The << and >> ... are just as pictographic (or
not) as [ and ].
I'm not particularly fond of << or >> either. ;) Damian just
wrote that he prefers non-alphabetic operators to help
differentiate nouns and verbs. I find it helpful when people
explain their biases like that. What's yours?

 They look the same from top or bottom, and are
unmistakable in direction when looked at from either side.
Well, anything can look like itself, that wasn't the point. The
goal is to not look like anything else in any orientation. The
chars O and 0 fail badly, but A and T are excellent. I'm not
sure where << and >> fall because I don't have any experience
with them.

Programming languages probably get away with more because
most programmers don't spray paint algorithms on the side of
a bridge. (Well, Lisp programmers maybe. ;) My three points
against arbitrary punctuation as symbols are
 (1) it's impossible to identify symbol boundaries when
     reading punctuation -- you just have to guess,
 (2) it's harder to work with punctuation in non-digital
     communication, and
 (3) my memory doesn't work well on punctuation symbols!

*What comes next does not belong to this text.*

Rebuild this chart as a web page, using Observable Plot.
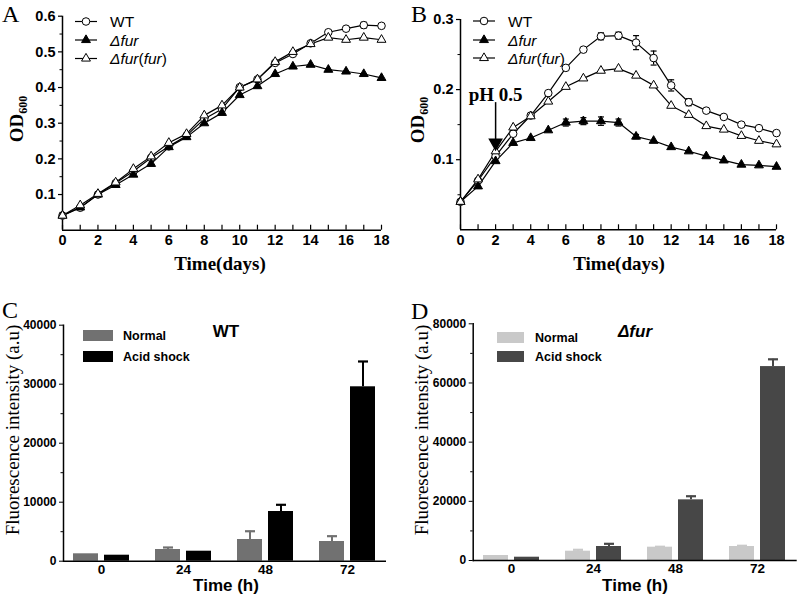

Perl has some nice features like sigils that clue people in on
how to read a sentence. But...

difference between ' (apostrophe) and ` (tick)
is a horrible abomination. ;)

If every keyboard and operating system had the ability to simply
generate arbitrary expressions of the form (expr-a) ** (expr-b), ad
infinitum (a ** b ** c ** d ** e) then we'd be remiss not to use it.
But they can't, so we don't.
Non sequitur. Written language prior to the printing press had
no technological reason to limit alphabet size. Some languages
developed very large pictographic representations, others
developed small alphabets with word formation rules. I have no
idea what the design pressures were that caused these different
solutions. Do you? What are the strengths and weaknesses of the
approaches? Why should we select one over the other?